67  In Poland and many other European countries the celebration of Christmas would start with a family supper combined with breaking of the bread (usually a wafer prepared for the occasion), good wishes and giving of presents. Traditionally there would be an empty place at the table for strangers who may be homeless on that night.

68  The ancient street, paved with  cobblestones, had gutters on both  sides and no lights because the war was still on and the black out was in force.

69  The front line on the Vistula, barely fifty kilometers west from us was still stationary. In preparation for the new offen-sive there were a tremendous number of Russian soldiers everywhere. They were billeted in every available public building and in many private houses. When sober they usually were well behaved.

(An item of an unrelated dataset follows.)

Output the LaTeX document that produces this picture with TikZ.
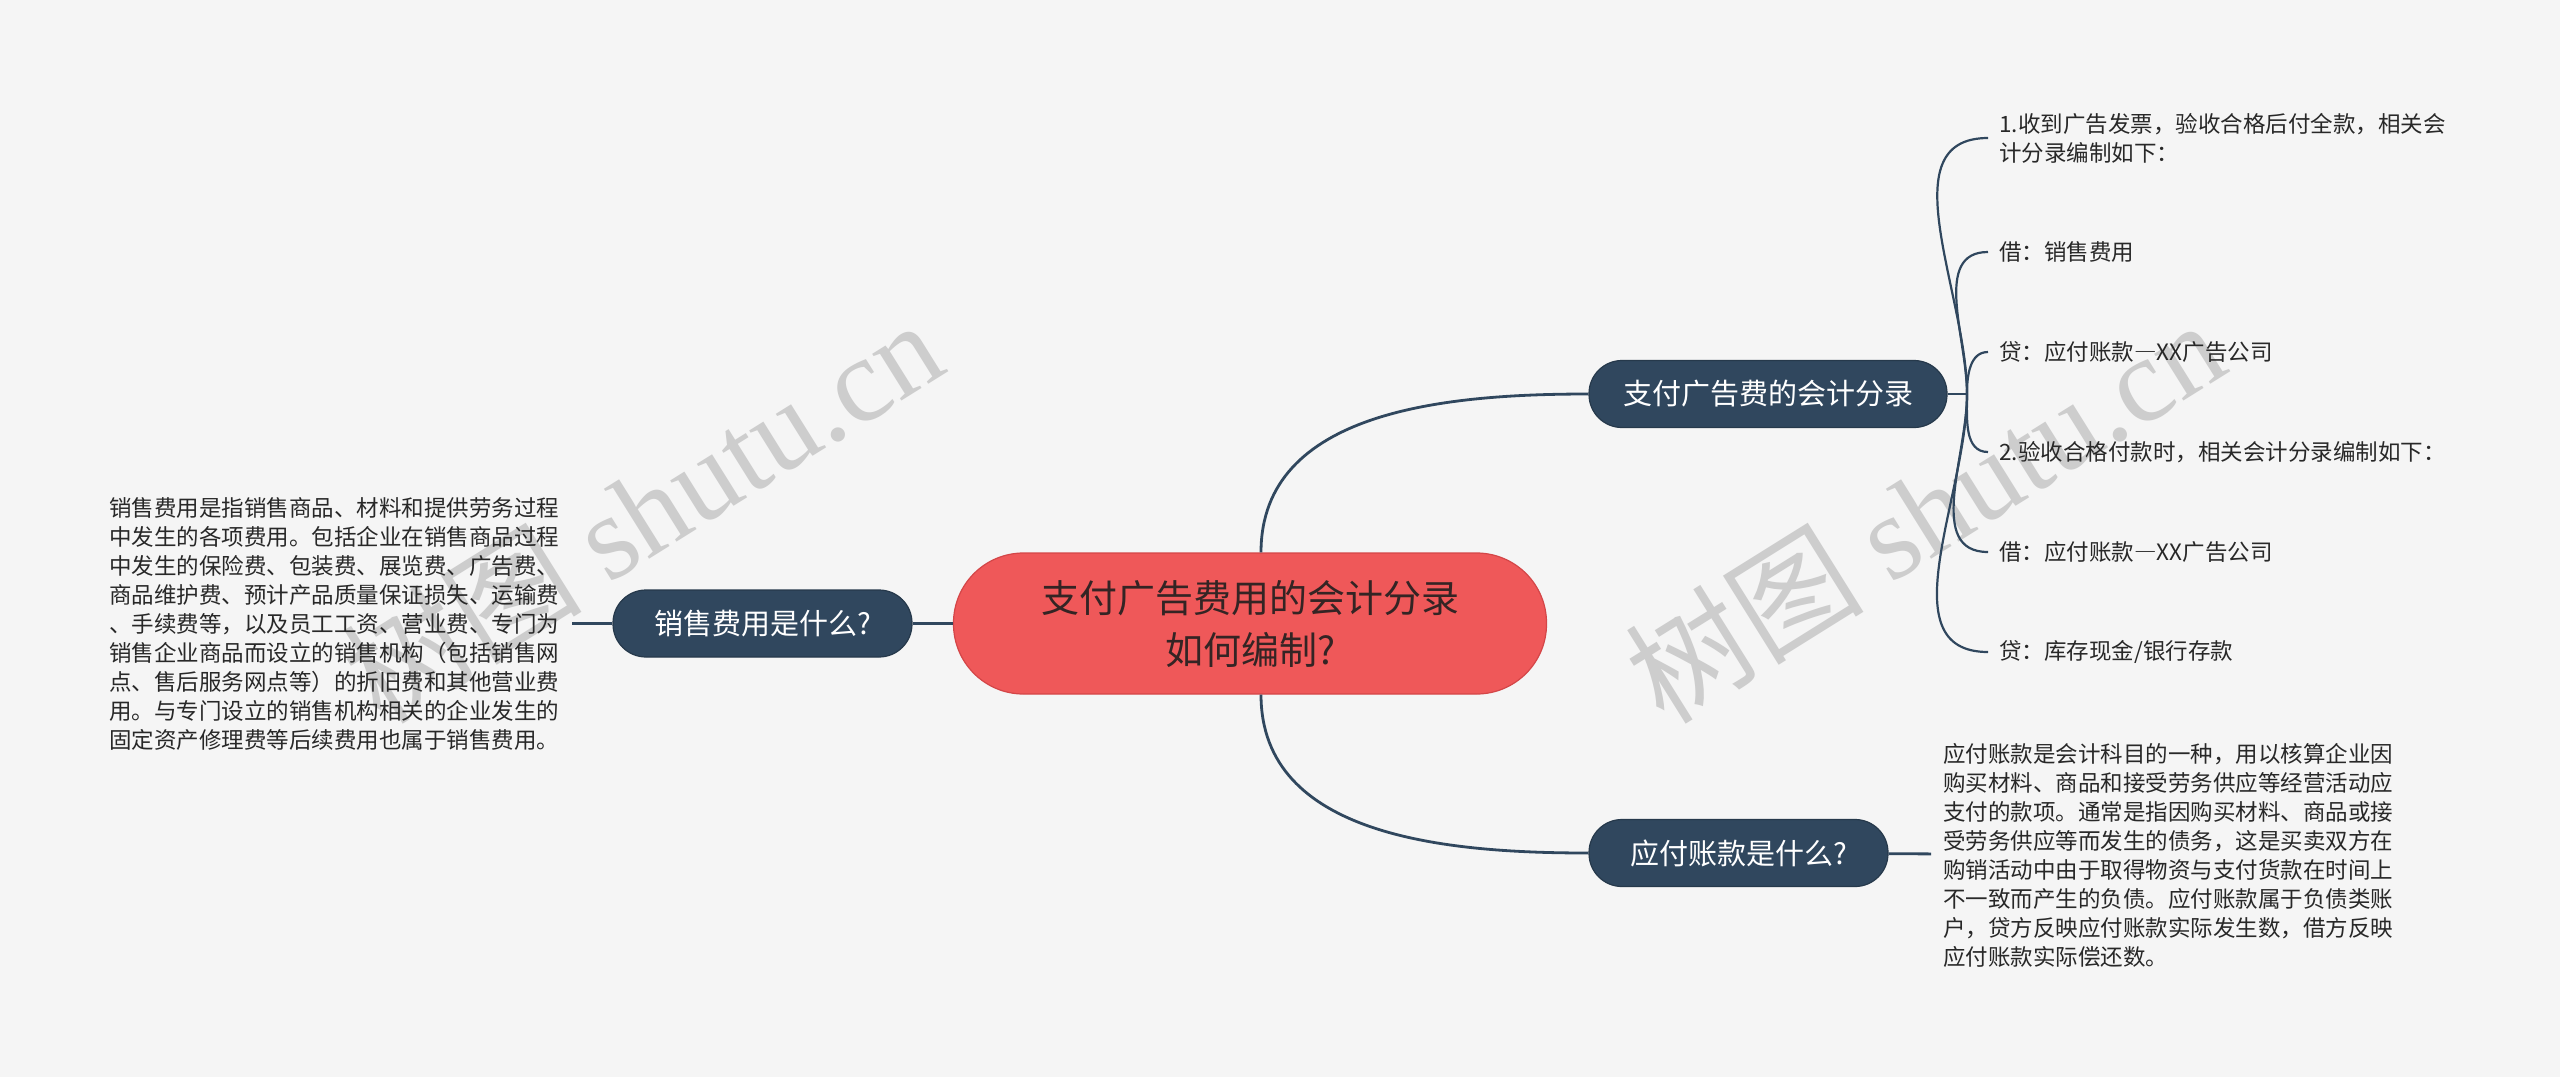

70  Lt. J. Swiatlo, real name Josef Licht-Fleischfarb was one of thousands of Polish Jews who escaped extermination by Germans by crossing to the Soviet Union when it was still possible  (prior to the outbreak of hostilities in 1941) and then returning with the Russian army to help establish the communist  regime in Poland. In the first few years after the war most of the top political, propaganda and interior security positions in Poland were held by members of this group.  Nearly 75% of the higher echelons of UB (see also note 61) were members of this group. Swiatlo was one of the  most effective and intelligent agents of the Polish branch of the KGB. In the late nineteen fifties and already with the rank of colonel, having stepped on somebody's toes in the communist hierarchy he decided to save his skin and defected to the West (in West Berlin using his diplomatic passport)  trading information valuable to the CIA  for his freedom.  Died in USA  under FBI protection.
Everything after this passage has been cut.